Two blocks away, Dude Sweet Chocolate is doing for sweets what Oddfellows is for java. From chocolates audaciously flavoured with the likes of Louisiana tobacco to Colorado vodka or hickory-smoked cocoa, the offerings are so popular that chocolatier Katherine Clapner has just branched out to two new locations in the Dallas-Fort Worth area.

Fort Worth’s smoking hot new barbecue spot
On a summer’s day, the meaty smell of barbeque is everywhere in Texas, and it is Fort Worth that steals the griddle show, showcasing a mix of Texas grilling techniques.

The Woodshed Smokehouse, opened by celebrity chef, Tim Love in February 2012 makes an art out of smoking. There is southwestern Texas’ succulently sweet mesquite wood-smoking and the barbacoa, common to far-south Mexican-influenced barbecue. There is the spice-dowsed meat intrinsic to the central Texas style and the slower-cooked, falling-off-the-bone method east Texans often favour. Love’s staff will even guide aficionados through the best suited smoking methods. Oakwood might work for salmon, but artichoke or beef brisket benefit from hickory smoking.  Food can be washed down with a draft of Love’s rainwater, collected fresh from the Texas countryside.

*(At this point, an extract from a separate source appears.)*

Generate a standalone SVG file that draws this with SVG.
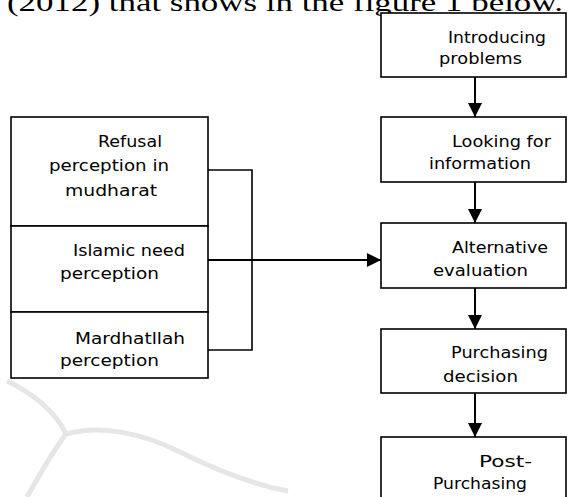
<svg xmlns="http://www.w3.org/2000/svg" width="567" height="497" viewBox="0 0 567 497">
<style>
.box{fill:#fff;stroke:#000;stroke-width:1.6}
.t{font-family:"DejaVu Sans","Liberation Sans",sans-serif;font-size:15px;fill:#000}
.conn{fill:none;stroke:#000;stroke-width:2}
.br{fill:none;stroke:#000;stroke-width:1.6}
.wm{fill:none;stroke:#e6e6e6;stroke-width:5;stroke-linecap:butt}
</style>
<defs>
<marker id="ah" markerWidth="14" markerHeight="14" viewBox="0 0 14 14" refX="14" refY="7" orient="auto" markerUnits="userSpaceOnUse">
<path d="M0,0 L14,7 L0,14 Z" fill="#000"/>
</marker>
</defs>
<rect width="567" height="497" fill="#fff"/>
<g id="watermark">
<path class="wm" d="M7,381 C30,392 55,410 66,434 C100,425 140,432 180,452 C220,472 255,485 288,491"/>
<path class="wm" d="M66,434 C50,455 38,478 27,497"/>
</g>
<text x="7" y="11" font-family="Liberation Serif,serif" font-size="26" fill="#000" textLength="556" lengthAdjust="spacingAndGlyphs">(2012) that shows in the figure 1 below.</text>
<g id="connectors">
<line class="conn" x1="475" y1="77" x2="475" y2="117" marker-end="url(#ah)"/>
<line class="conn" x1="475" y1="182" x2="475" y2="223" marker-end="url(#ah)"/>
<line class="conn" x1="475" y1="288" x2="475" y2="329" marker-end="url(#ah)"/>
<line class="conn" x1="475" y1="393" x2="475" y2="437" marker-end="url(#ah)"/>
<path class="br" d="M208,170 H252 V350 H208"/>
<line class="conn" x1="208" y1="260" x2="381" y2="260" marker-end="url(#ah)"/>
</g>
<g id="n-introducing">
<rect class="box" x="381" y="13" width="185" height="64"/>
<text class="t" x="448" y="42.7" textLength="98" lengthAdjust="spacingAndGlyphs">Introducing</text>
<text class="t" x="439" y="64.3" textLength="83" lengthAdjust="spacingAndGlyphs">problems</text>
</g>
<g id="n-looking">
<rect class="box" x="381" y="117" width="185" height="65"/>
<text class="t" x="452" y="146.7" textLength="99" lengthAdjust="spacingAndGlyphs">Looking for</text>
<text class="t" x="429" y="169.3" textLength="102" lengthAdjust="spacingAndGlyphs">information</text>
</g>
<g id="n-alternative">
<rect class="box" x="381" y="223" width="185" height="65"/>
<text class="t" x="452" y="253.3" textLength="96" lengthAdjust="spacingAndGlyphs">Alternative</text>
<text class="t" x="433" y="275.7" textLength="95" lengthAdjust="spacingAndGlyphs">evaluation</text>
</g>
<g id="n-purchasing">
<rect class="box" x="381" y="329" width="185" height="64"/>
<text class="t" x="451" y="357.7" textLength="97" lengthAdjust="spacingAndGlyphs">Purchasing</text>
<text class="t" x="443" y="381.7" textLength="75" lengthAdjust="spacingAndGlyphs">decision</text>
</g>
<g id="n-post">
<rect class="box" x="381" y="437" width="185" height="80"/>
<text class="t" x="479" y="466.7" textLength="53" lengthAdjust="spacingAndGlyphs">Post-</text>
<text class="t" x="433" y="489.3" textLength="94" lengthAdjust="spacingAndGlyphs">Purchasing</text>
</g>
<g id="n-refusal">
<rect class="box" x="11" y="117" width="197" height="109"/>
<text class="t" x="98" y="146.7" textLength="64" lengthAdjust="spacingAndGlyphs">Refusal</text>
<text class="t" x="49" y="170.5" textLength="120" lengthAdjust="spacingAndGlyphs">perception in</text>
<text class="t" x="65" y="195.5" textLength="92" lengthAdjust="spacingAndGlyphs">mudharat</text>
</g>
<g id="n-islamic">
<rect class="box" x="11" y="226" width="197" height="86"/>
<text class="t" x="73" y="255.7" textLength="112" lengthAdjust="spacingAndGlyphs">Islamic need</text>
<text class="t" x="60" y="279" textLength="99" lengthAdjust="spacingAndGlyphs">perception</text>
</g>
<g id="n-mardhatllah">
<rect class="box" x="11" y="312" width="197" height="66"/>
<text class="t" x="75" y="343.5" textLength="110" lengthAdjust="spacingAndGlyphs">Mardhatllah</text>
<text class="t" x="60" y="366" textLength="99" lengthAdjust="spacingAndGlyphs">perception</text>
</g>
</svg>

A hungry eye on the future
For something a little stronger than water, Fort Worth also manufactures its very own “water of life”, and it might bring about Texas’ most distinctive taste yet. The bourbon whiskey created at Firestone and Robertson Distilling Company is made with a unique yeast sourced from a pecan tree in the town of Glen Rose, Texas, about 50 miles southwest of Fort Worth, and possesses light fruity notes, the like of which, almost certainly, have never found their way into a whiskey bottle before. The first barrelling took place in June 2012 and the bottling is scheduled for 2014. Central Texas’ first distillery faces challenges most of the world’s distilleries do not − namely aging the whisky in searing summer temperatures − with the taste sure to have a uniquely potent rub-off effect from the white oak barrels being used.  

Another renowned Texas chef, Jon Bonnell, will give Fort Worth a revolutionary new approach to seafood when Waters, Bonnell’s Fine Coastal Cuisine hits the city at the beginning of March. The state’s varied, but rarely celebrated seafood will prop up the menu, and there are already murmurings of Gulf Coast-sourced oyster shooters, one of the chef’s signature cocktails.

For the moment, though, Dallas-Fort Worth restaurateurs are keeping it real. Eating out here is not luxuriating in haute cuisine. It is more about delving to the belly-rumbling roots of the food that makes Texans tick and being carried on the journey by these chefs’ infectious enthusiasm. Now they just need that Michelin reviewer to come to town.